--- Start Data segment ---

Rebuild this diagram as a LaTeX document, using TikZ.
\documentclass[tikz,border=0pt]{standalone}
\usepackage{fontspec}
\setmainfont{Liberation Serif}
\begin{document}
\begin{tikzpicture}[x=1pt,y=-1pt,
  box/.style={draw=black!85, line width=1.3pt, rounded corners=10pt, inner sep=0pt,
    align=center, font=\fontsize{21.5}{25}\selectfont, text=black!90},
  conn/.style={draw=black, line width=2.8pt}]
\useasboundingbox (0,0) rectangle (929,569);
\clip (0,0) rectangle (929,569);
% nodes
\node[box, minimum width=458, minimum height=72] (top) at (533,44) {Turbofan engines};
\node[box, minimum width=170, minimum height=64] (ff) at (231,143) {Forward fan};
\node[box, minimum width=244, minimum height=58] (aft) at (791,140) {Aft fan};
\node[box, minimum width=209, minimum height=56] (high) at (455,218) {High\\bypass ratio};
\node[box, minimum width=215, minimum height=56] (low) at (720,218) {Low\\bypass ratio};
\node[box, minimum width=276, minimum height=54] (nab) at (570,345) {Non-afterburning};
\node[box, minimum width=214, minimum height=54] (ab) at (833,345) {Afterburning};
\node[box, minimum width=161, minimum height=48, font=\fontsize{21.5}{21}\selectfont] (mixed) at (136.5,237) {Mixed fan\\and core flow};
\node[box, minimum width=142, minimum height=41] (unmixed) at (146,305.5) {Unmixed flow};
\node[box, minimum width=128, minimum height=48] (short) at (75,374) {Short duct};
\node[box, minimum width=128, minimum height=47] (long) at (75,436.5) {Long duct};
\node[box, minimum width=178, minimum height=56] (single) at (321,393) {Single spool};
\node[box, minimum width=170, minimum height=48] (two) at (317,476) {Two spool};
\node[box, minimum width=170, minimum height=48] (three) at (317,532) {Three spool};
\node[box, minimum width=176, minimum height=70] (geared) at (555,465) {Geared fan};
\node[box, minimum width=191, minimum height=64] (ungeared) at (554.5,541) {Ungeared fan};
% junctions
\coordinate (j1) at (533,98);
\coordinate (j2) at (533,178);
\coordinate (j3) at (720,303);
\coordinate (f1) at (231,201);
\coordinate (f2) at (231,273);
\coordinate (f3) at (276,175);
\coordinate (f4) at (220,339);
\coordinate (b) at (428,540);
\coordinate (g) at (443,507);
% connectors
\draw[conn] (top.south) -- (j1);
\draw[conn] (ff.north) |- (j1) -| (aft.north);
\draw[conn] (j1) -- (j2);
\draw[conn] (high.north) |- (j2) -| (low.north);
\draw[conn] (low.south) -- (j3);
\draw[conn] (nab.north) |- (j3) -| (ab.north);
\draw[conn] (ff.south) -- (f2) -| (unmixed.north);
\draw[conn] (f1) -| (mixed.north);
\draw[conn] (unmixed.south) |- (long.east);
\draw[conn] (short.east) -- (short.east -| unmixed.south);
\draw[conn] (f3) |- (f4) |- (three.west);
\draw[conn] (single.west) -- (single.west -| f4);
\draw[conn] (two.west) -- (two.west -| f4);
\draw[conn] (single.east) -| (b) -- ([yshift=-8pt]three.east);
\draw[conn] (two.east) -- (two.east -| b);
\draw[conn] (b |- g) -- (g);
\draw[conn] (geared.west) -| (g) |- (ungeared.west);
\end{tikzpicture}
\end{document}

--- End Data segment ---

Aim of the task.
Each line of the listing should be echoed back exactly.

The solution.
Rebuild this diagram as a LaTeX document, using TikZ.
\documentclass[tikz,border=0pt]{standalone}
\usepackage{fontspec}
\setmainfont{Liberation Serif}
\begin{document}
\begin{tikzpicture}[x=1pt,y=-1pt,
  box/.style={draw=black!85, line width=1.3pt, rounded corners=10pt, inner sep=0pt,
    align=center, font=\fontsize{21.5}{25}\selectfont, text=black!90},
  conn/.style={draw=black, line width=2.8pt}]
\useasboundingbox (0,0) rectangle (929,569);
\clip (0,0) rectangle (929,569);
% nodes
\node[box, minimum width=458, minimum height=72] (top) at (533,44) {Turbofan engines};
\node[box, minimum width=170, minimum height=64] (ff) at (231,143) {Forward fan};
\node[box, minimum width=244, minimum height=58] (aft) at (791,140) {Aft fan};
\node[box, minimum width=209, minimum height=56] (high) at (455,218) {High\\bypass ratio};
\node[box, minimum width=215, minimum height=56] (low) at (720,218) {Low\\bypass ratio};
\node[box, minimum width=276, minimum height=54] (nab) at (570,345) {Non-afterburning};
\node[box, minimum width=214, minimum height=54] (ab) at (833,345) {Afterburning};
\node[box, minimum width=161, minimum height=48, font=\fontsize{21.5}{21}\selectfont] (mixed) at (136.5,237) {Mixed fan\\and core flow};
\node[box, minimum width=142, minimum height=41] (unmixed) at (146,305.5) {Unmixed flow};
\node[box, minimum width=128, minimum height=48] (short) at (75,374) {Short duct};
\node[box, minimum width=128, minimum height=47] (long) at (75,436.5) {Long duct};
\node[box, minimum width=178, minimum height=56] (single) at (321,393) {Single spool};
\node[box, minimum width=170, minimum height=48] (two) at (317,476) {Two spool};
\node[box, minimum width=170, minimum height=48] (three) at (317,532) {Three spool};
\node[box, minimum width=176, minimum height=70] (geared) at (555,465) {Geared fan};
\node[box, minimum width=191, minimum height=64] (ungeared) at (554.5,541) {Ungeared fan};
% junctions
\coordinate (j1) at (533,98);
\coordinate (j2) at (533,178);
\coordinate (j3) at (720,303);
\coordinate (f1) at (231,201);
\coordinate (f2) at (231,273);
\coordinate (f3) at (276,175);
\coordinate (f4) at (220,339);
\coordinate (b) at (428,540);
\coordinate (g) at (443,507);
% connectors
\draw[conn] (top.south) -- (j1);
\draw[conn] (ff.north) |- (j1) -| (aft.north);
\draw[conn] (j1) -- (j2);
\draw[conn] (high.north) |- (j2) -| (low.north);
\draw[conn] (low.south) -- (j3);
\draw[conn] (nab.north) |- (j3) -| (ab.north);
\draw[conn] (ff.south) -- (f2) -| (unmixed.north);
\draw[conn] (f1) -| (mixed.north);
\draw[conn] (unmixed.south) |- (long.east);
\draw[conn] (short.east) -- (short.east -| unmixed.south);
\draw[conn] (f3) |- (f4) |- (three.west);
\draw[conn] (single.west) -- (single.west -| f4);
\draw[conn] (two.west) -- (two.west -| f4);
\draw[conn] (single.east) -| (b) -- ([yshift=-8pt]three.east);
\draw[conn] (two.east) -- (two.east -| b);
\draw[conn] (b |- g) -- (g);
\draw[conn] (geared.west) -| (g) |- (ungeared.west);
\end{tikzpicture}
\end{document}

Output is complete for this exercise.